Pour développer « la citoyenneté et la culture de l’engagement des jeunes », Claude Bartolone suggère notamment d’intégrer une « mission citoyenne de terrain » de trois mois au minimum à la scolarité de tous les élèves des grandes écoles, publiques comme privées. Ou bien encore de mettre en place un stage obligatoire d’une semaine dans une association en classe de seconde, sur le modèle du stage en entreprise.

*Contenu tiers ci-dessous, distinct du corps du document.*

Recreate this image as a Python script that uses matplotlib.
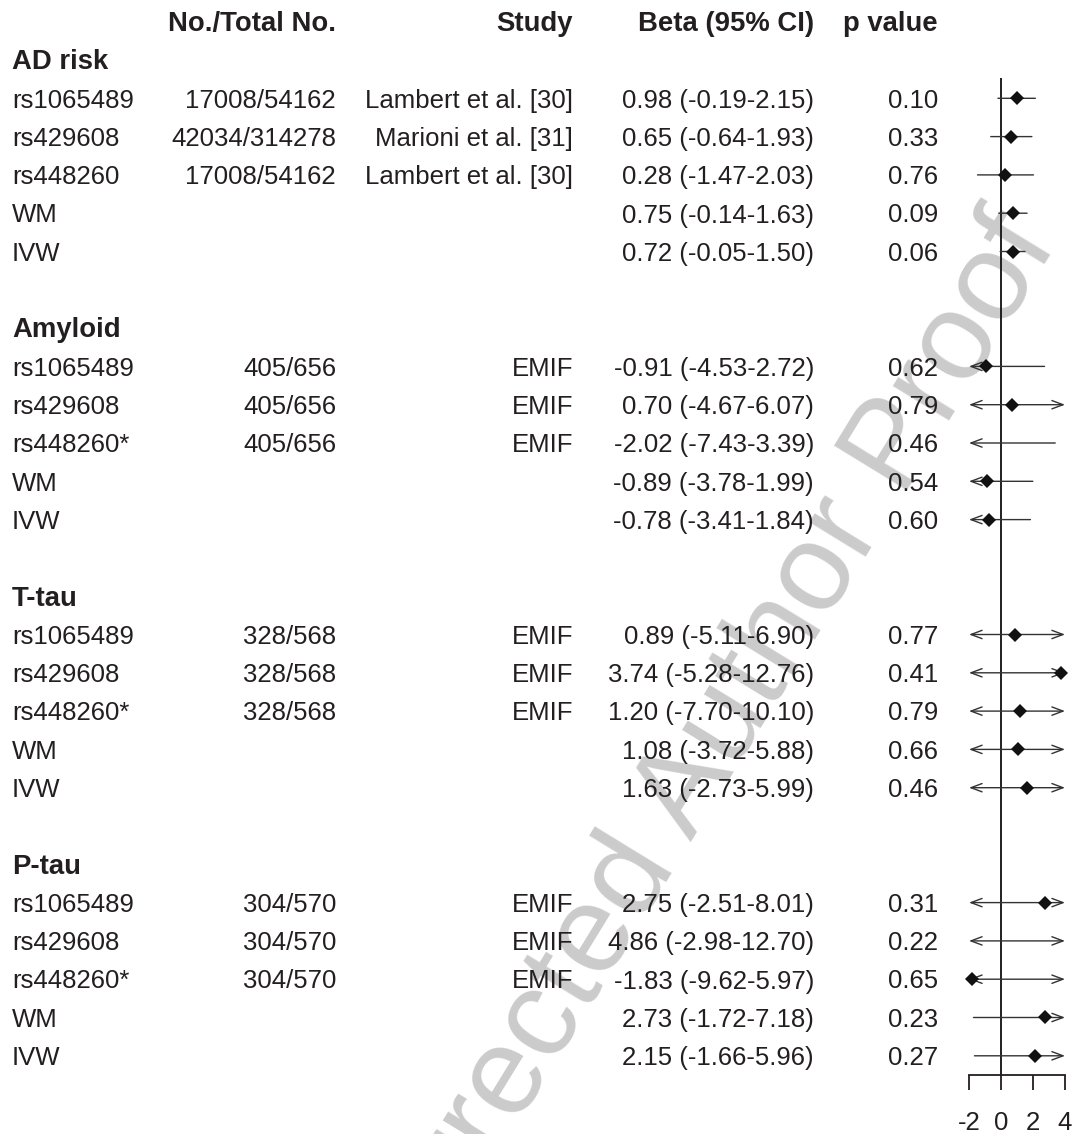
import matplotlib
matplotlib.use('Agg')
import matplotlib.pyplot as plt

plt.rcParams['font.family'] = ['Liberation Sans', 'DejaVu Sans']
plt.rcParams['axes.unicode_minus'] = False

# data
groups = ['AD risk', 'Amyloid', 'T-tau', 'P-tau']
snps = [['rs1065489', 'rs429608', 'rs448260', 'WM', 'IVW'],
        ['rs1065489', 'rs429608', 'rs448260*', 'WM', 'IVW'],
        ['rs1065489', 'rs429608', 'rs448260*', 'WM', 'IVW'],
        ['rs1065489', 'rs429608', 'rs448260*', 'WM', 'IVW']]
counts = [['17008/54162', '42034/314278', '17008/54162', '', ''],
          ['405/656', '405/656', '405/656', '', ''],
          ['328/568', '328/568', '328/568', '', ''],
          ['304/570', '304/570', '304/570', '', '']]
studies = [['Lambert et al. [30]', 'Marioni et al. [31]', 'Lambert et al. [30]', '', ''],
           ['EMIF', 'EMIF', 'EMIF', '', ''],
           ['EMIF', 'EMIF', 'EMIF', '', ''],
           ['EMIF', 'EMIF', 'EMIF', '', '']]
beta = [[0.98, 0.65, 0.28, 0.75, 0.72],
        [-0.91, 0.70, -2.02, -0.89, -0.78],
        [0.89, 3.74, 1.20, 1.08, 1.63],
        [2.75, 4.86, -1.83, 2.73, 2.15]]
lower = [[-0.19, -0.64, -1.47, -0.14, -0.05],
         [-4.53, -4.67, -7.43, -3.78, -3.41],
         [-5.11, -5.28, -7.70, -3.72, -2.73],
         [-2.51, -2.98, -9.62, -1.72, -1.66]]
upper = [[2.15, 1.93, 2.03, 1.63, 1.50],
         [2.72, 6.07, 3.39, 1.99, 1.84],
         [6.90, 12.76, 10.10, 5.88, 5.99],
         [8.01, 12.70, 5.97, 7.18, 5.96]]
pvals = [['0.10', '0.33', '0.76', '0.09', '0.06'],
         ['0.62', '0.79', '0.46', '0.54', '0.60'],
         ['0.77', '0.41', '0.79', '0.66', '0.46'],
         ['0.31', '0.22', '0.65', '0.23', '0.27']]
headers = ['No./Total No.', 'Study', 'Beta (95% CI)', 'p value']
xticks = [-2, 0, 2, 4]

W, H = 1074, 1134
FS = 18.5
FSB = 19.8
ink = '#231f20'
row_h = 38.3
top = 60.0
ylim = ((H - top) / row_h, -top / row_h)
base = 9.3 / row_h  # baseline offset from cap centre

fig = plt.figure(figsize=(W / 100, H / 100), dpi=100)
ax = fig.add_axes([0, 0, 1, 1], zorder=0)
ax.set_xlim(0, W)
ax.set_ylim(*ylim)
ax.axis('off')

xmin, xmax = xticks[0], xticks[-1]
fx0, fx1 = 969, 1065
axf = fig.add_axes([fx0 / W, 0, (fx1 - fx0) / W, 1], zorder=1)
axf.set_xlim(xmin, xmax)
axf.set_ylim(*ylim)
axf.patch.set_visible(False)

# watermark (runs off the bottom edge, as in the source)
ax.text(697, (772 - top) / row_h, 'Corrected Author Proof', fontsize=90,
        color='#cbcbcb', rotation=58.5, ha='center', va='center', zorder=0)

col_right = [336, 573, 814, 938]
for x, h in zip(col_right, headers):
    ax.text(x, -1 + base, h, fontsize=FSB, fontweight='bold', color=ink,
            ha='right', va='baseline', zorder=3)

for g, name in enumerate(groups):
    y0 = 7 * g
    ax.text(12, y0 + base, name, fontsize=FSB, fontweight='bold', color=ink,
            va='baseline', zorder=3)
    for k in range(5):
        y = y0 + 1 + k
        b, lo, hi = beta[g][k], lower[g][k], upper[g][k]
        cells = [counts[g][k], studies[g][k],
                 '{:.2f} ({:.2f}-{:.2f})'.format(b, lo, hi), pvals[g][k]]
        ax.text(12, y + base, snps[g][k], fontsize=FS, color=ink,
                va='baseline', zorder=3)
        for x, c in zip(col_right, cells):
            ax.text(x, y + base, c, fontsize=FS, color=ink, ha='right',
                    va='baseline', zorder=3)
        # confidence interval, arrows where it runs past the axis
        l, r = max(lo, xmin), min(hi, xmax)
        style = ('<' if lo < xmin else '') + '-' + ('>' if hi > xmax else '')
        if style != '-':
            style += ',head_length=0.8,head_width=0.3'
        axf.annotate('', xy=(r, y), xytext=(l, y),
                     arrowprops=dict(arrowstyle=style, lw=1.0, color='#333333',
                                     shrinkA=0, shrinkB=0, mutation_scale=10),
                     annotation_clip=False)
        if xmin <= b <= xmax:
            axf.plot(b, y, marker='D', ms=7.4, color='#111111', mew=0,
                     zorder=4, clip_on=False)

axis_y = 26.5
axf.vlines(0, 0.47, axis_y, color=ink, lw=1.4)
for s in ['top', 'right', 'left']:
    axf.spines[s].set_visible(False)
axf.spines['bottom'].set_position(('data', axis_y))
axf.spines['bottom'].set_bounds(xmin, xmax)
axf.spines['bottom'].set_linewidth(1.3)
axf.spines['bottom'].set_color(ink)
axf.set_yticks([])
axf.set_xticks(xticks)
axf.set_xticklabels([str(t) for t in xticks])
axf.tick_params(axis='x', direction='out', length=10.8, width=1.3,
                color=ink, labelsize=FS, labelcolor=ink, pad=15)

fig.savefig('out.png', dpi=100)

Pour « renforcer et valoriser l’engagement bénévole et citoyen », le président de l’Assemblée nationale estime, entre autres, que le service civique – qu’il n’est « pas nécessaire de rendre obligatoire » – doit être rendu accessible à tous. Il s’agirait ainsi de définir de façon systématique des missions pour des engagés et des volontaires du service civique, comme pour des réservistes citoyens, dans chaque service public et dans chaque département. Mais aussi de développer une réserve citoyenne dans les principaux services territoriaux de l’Etat et des collectivités locales. « Les réservistes [se verraient] proposer des missions ponctuelles, régulières et de courte durée (trois mois). » Le président de l’Assemblée nationale propose par ailleurs de créer un droit à l’engagement associatif en permettant à chacun, quelle que soit sa situation professionnelle, de donner de son temps à une association. Par exemple via un « crédit-temps engagement » pour les salariés des secteurs public et privé, pour l’accomplissement de leur engagement au sein d’associations d’utilité civique. Ou en ouvrant à tout étudiant le droit à une année de césure pour accomplir une mission d’intérêt général.
Afin de rendre plus attractives toutes les formes d’engagement, il suggère encore, notamment, de permettre la validation de trimestres de retraite pour les responsabilités d’administration exercées dans une association d’utilité civique. Mais aussi d’intégrer l’engagement bénévole dans le calcul des heures alimentant le compte personnel de formation.
Enfin, estimant que, pour « renforcer l’appartenance républicaine », il conviendrait de « développer une lutte efficace contre les discriminations », le rapport suggère de créer des guichets uniques d’accès au droit. Des « maisons de l’égalité » qui regrouperaient en un seul lieu les conseils départementaux de l’accès au droit, les maisons de la justice et du droit et les délégués du défenseur des droits. Elles seraient ouvertes aux syndicats et aux associations de consommateurs et d’usager.